Tighter property inquiry rules slammed

By Liu Sha Source:Global Times Published: 2013-2-19 0:08:01

Recent rules aimed at tightening inquiries on housing information in some cities have ignited criticism that the measures protect corrupt officials from having to disclose details of their property, despite the authorities' explanation that the measures are aimed at protecting personal information.

In Zhangzhou of East China's Fujian Province, local authorities Saturday regulated that information on a property could only be retrieved by the owner, public security departments, local procuratorates and qualified lawyers.

"The stricter accessing requirements don't help cover up corruption, but protect personal information," an official surnamed Zhang from the press office in the housing administration bureau in Zhangzhou told the Global Times.

The new measures topped the hot topic list on Monday on Sina Weibo as Web users claimed the aim of the rules is not simply to protect private information but to help cover up traces of corruption.

In an online poll conducted by sohu.com in which over 14,000 Web users participated, over 90 percent opposed the stricter rules and saw them as being likely to protect illegal assets. Another survey conducted by qq.com showed that the majority of Web users do not think the officials' property is subject to personal privacy protected by law.

Meanwhile, both Guangzhou, capital of Guangdong Province, and Beijing governments have tightened rules for inquiries on housing information, local authorities confirmed to the Global Times Monday.

Similar regulations were implemented in Yancheng, Jiangsu Province in eastern China in late January.

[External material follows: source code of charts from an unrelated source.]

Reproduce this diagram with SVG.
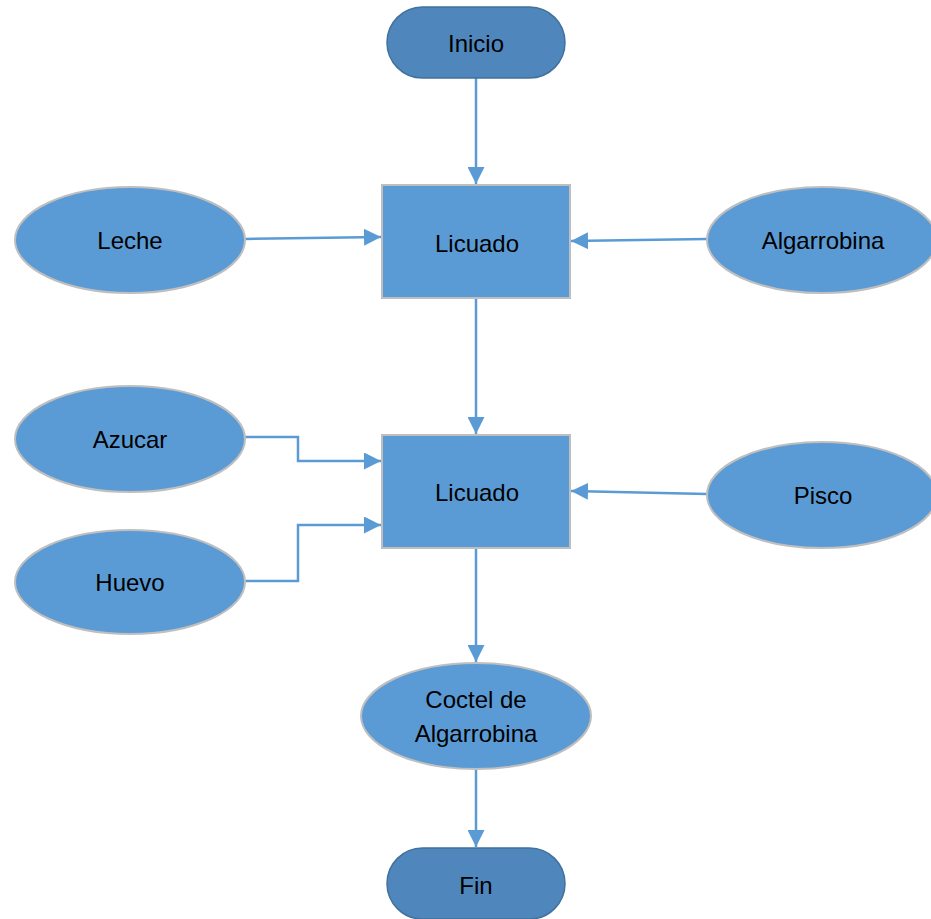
<svg xmlns="http://www.w3.org/2000/svg" width="931" height="919" viewBox="0 0 931 919">
  <defs>
    <marker id="arrow" viewBox="0 0 10 10" refX="10" refY="5" markerWidth="17" markerHeight="17" markerUnits="userSpaceOnUse" orient="auto">
      <path d="M0,0 L10,5 L0,10 z" fill="#5B9BD5"/>
    </marker>
    <style>
      .shape { fill: #5B9BD5; stroke: #BFBFBF; stroke-width: 2; }
      .term { fill: #4F87BD; stroke: #41719C; stroke-width: 1.5; }
      .lbl { font-family: "Liberation Sans", Arial, sans-serif; font-size: 24px; fill: #000; text-anchor: middle; dominant-baseline: central; }
      .conn { fill: none; stroke: #5B9BD5; stroke-width: 2.5; marker-end: url(#arrow); }
    </style>
  </defs>
  <rect width="931" height="919" fill="#fff"/>

  <g id="connectors">
    <path class="conn" d="M476,78 L476,184"/>
    <path class="conn" d="M245,239 L381,237"/>
    <path class="conn" d="M707,239 L571,241"/>
    <path class="conn" d="M476,298 L476,434"/>
    <path class="conn" d="M245,437 L298,437 L298,461 L381,461"/>
    <path class="conn" d="M245,581 L298,581 L298,525 L381,525"/>
    <path class="conn" d="M707,494 L571,491"/>
    <path class="conn" d="M476,548 L476,662"/>
    <path class="conn" d="M476,768 L476,847"/>
  </g>

  <g id="inicio">
    <rect class="term" x="387" y="7" width="178" height="71" rx="35.5"/>
    <text class="lbl" x="476" y="43">Inicio</text>
  </g>
  <g id="licuado1">
    <rect class="shape" x="382" y="185" width="188" height="113"/>
    <text class="lbl" x="477" y="243">Licuado</text>
  </g>
  <g id="leche">
    <ellipse class="shape" cx="130" cy="240" rx="115" ry="53"/>
    <text class="lbl" x="130" y="240">Leche</text>
  </g>
  <g id="algarrobina">
    <ellipse class="shape" cx="822" cy="240" rx="115" ry="53"/>
    <text class="lbl" x="823" y="240">Algarrobina</text>
  </g>
  <g id="azucar">
    <ellipse class="shape" cx="130" cy="439" rx="115" ry="53"/>
    <text class="lbl" x="130" y="439">Azucar</text>
  </g>
  <g id="licuado2">
    <rect class="shape" x="382" y="435" width="188" height="113"/>
    <text class="lbl" x="477" y="492">Licuado</text>
  </g>
  <g id="pisco">
    <ellipse class="shape" cx="822" cy="495" rx="115" ry="53"/>
    <text class="lbl" x="823" y="495">Pisco</text>
  </g>
  <g id="huevo">
    <ellipse class="shape" cx="130" cy="582" rx="115" ry="52"/>
    <text class="lbl" x="130" y="582">Huevo</text>
  </g>
  <g id="coctel">
    <ellipse class="shape" cx="476" cy="716" rx="115" ry="53"/>
    <text class="lbl" x="476" y="699">Coctel de</text>
    <text class="lbl" x="476" y="733">Algarrobina</text>
  </g>
  <g id="fin">
    <rect class="term" x="387" y="848" width="178" height="71" rx="35.5"/>
    <text class="lbl" x="476" y="885">Fin</text>
  </g>
</svg>
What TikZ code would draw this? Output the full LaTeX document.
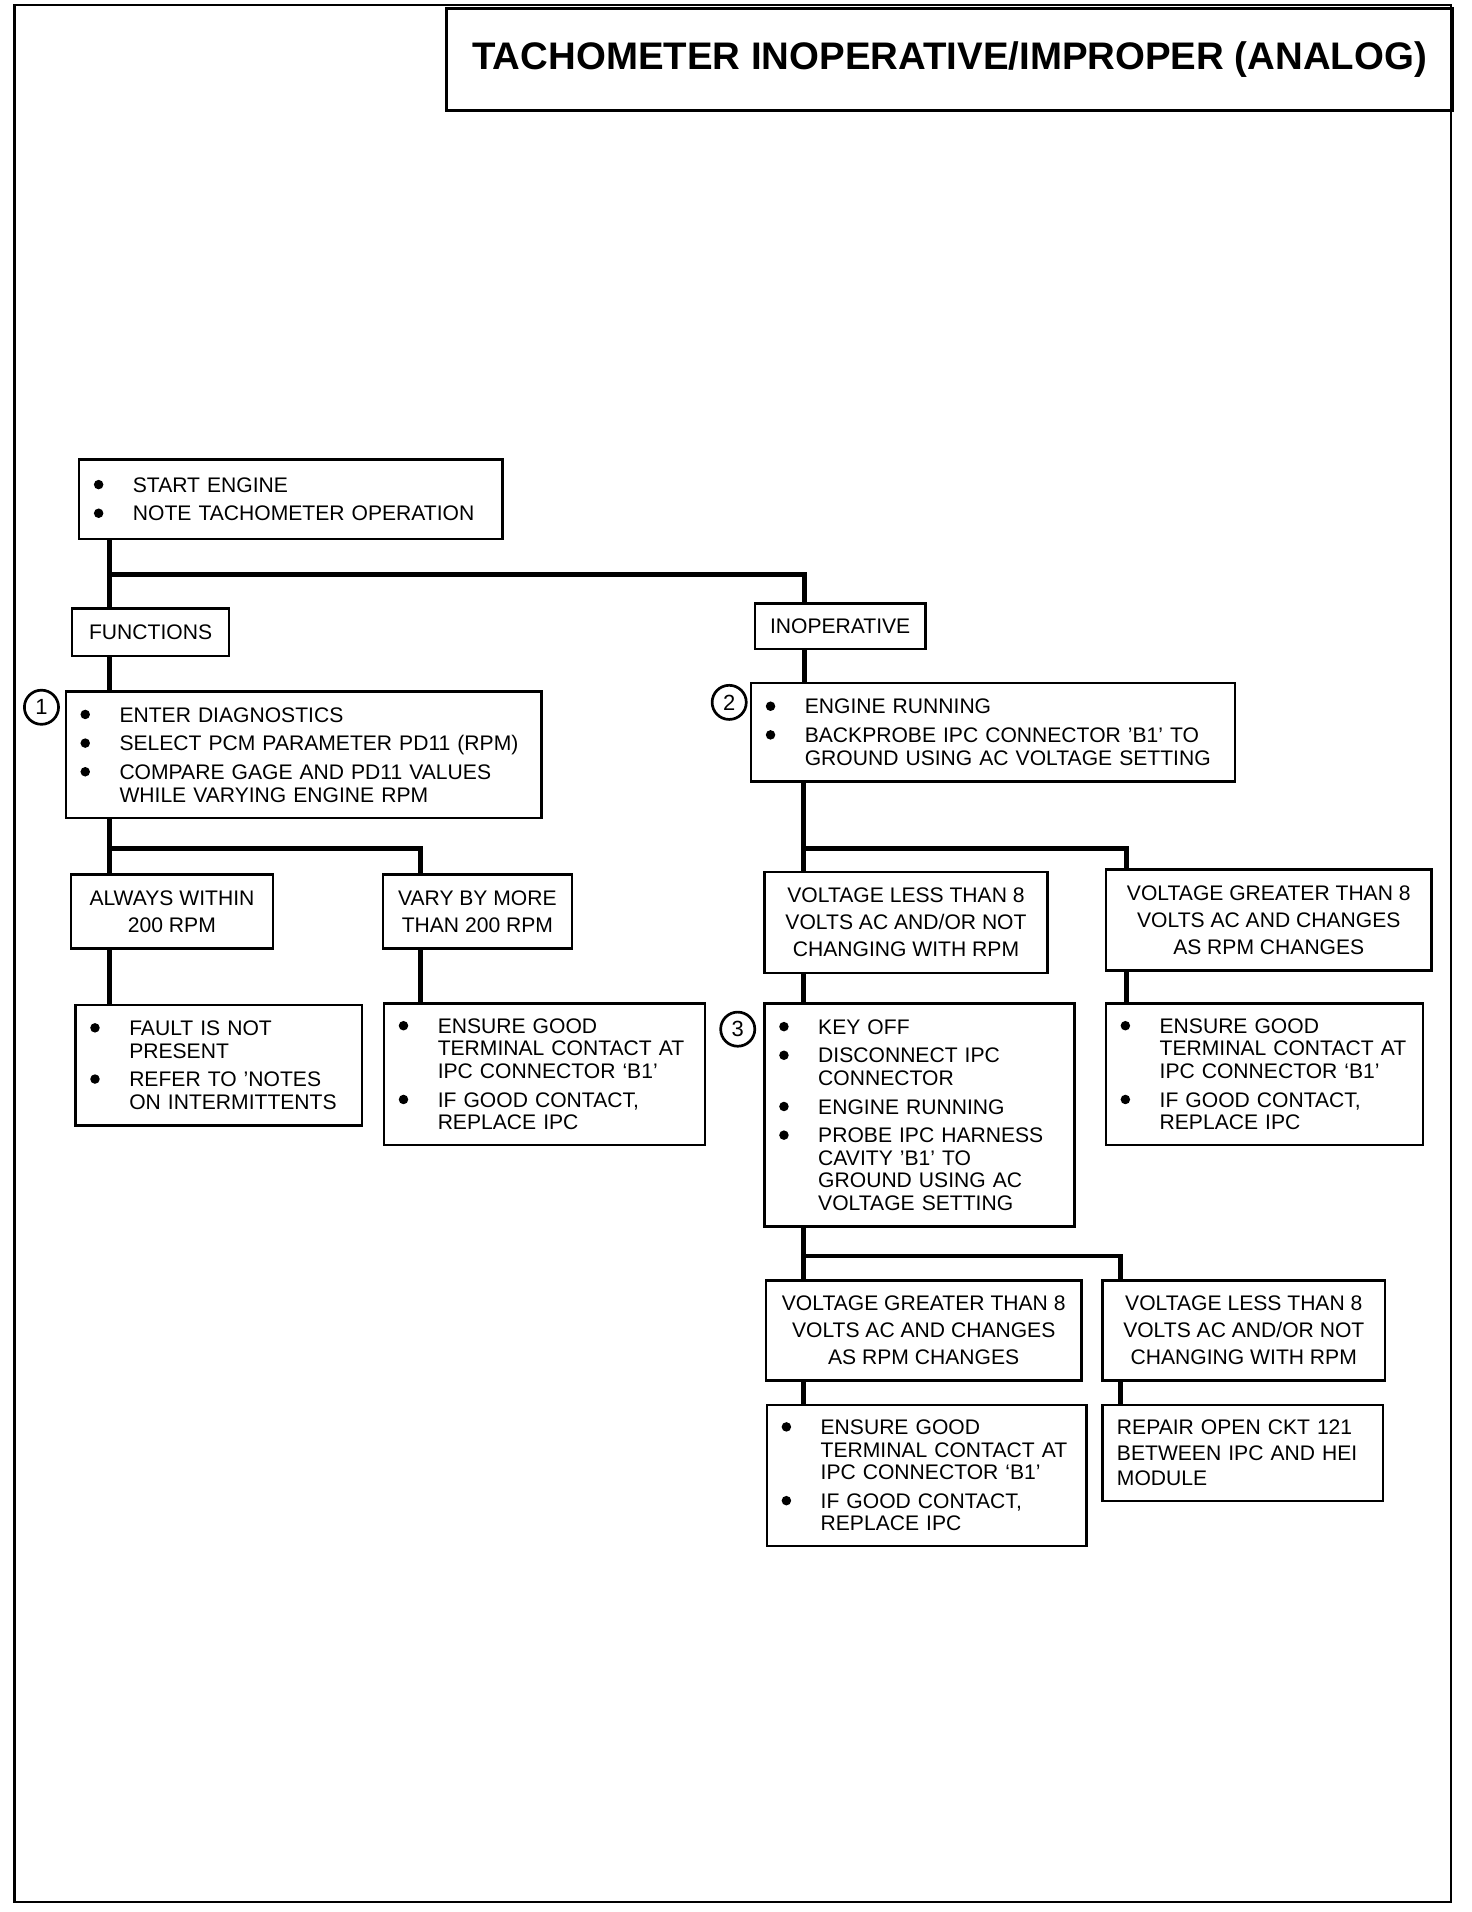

 "We have encountered several cases since 2011 in which some of our bureau staffers have sold people's property information to real estate agents and advertisers," a media spokesman from Guangzhou Municipal Land Resources and Housing Administration Bureau told the Global Times, adding that they have received complaints from citizens of being bothered by agents.

Local officials from the Guangzhou housing administration bureau admitted that the tighter rules are somewhat related to cases of corrupt officials possessing multiple houses, Nandu Daily reported on Monday.

In October, a staffer inside the bureau leaked the property details of Cai Bin, an official who owned 22 houses and received bribes.

Liu Junhai, professor of law at the Renmin University of China, said that people were not angry about the protection of privacy, but were afraid that the government would use that as an excuse.

"To ease these doubts, officials' property should be disclosed promptly and checked by the public," Liu told the Global Times, adding that the public has been waiting for a mechanism requiring officials to disclose their assets after a series of multiple property owners turned out to be corrupt.

Shixing county, Nansha New District of Guangzhou and the Hengqin New District of Zhuhai city announced in January that some officials would be selected to join the asset disclosure pilot program, the Xinhua News Agency reported. In Shixing, 526 officials will declare their assets and make them known to the public after Spring Festival.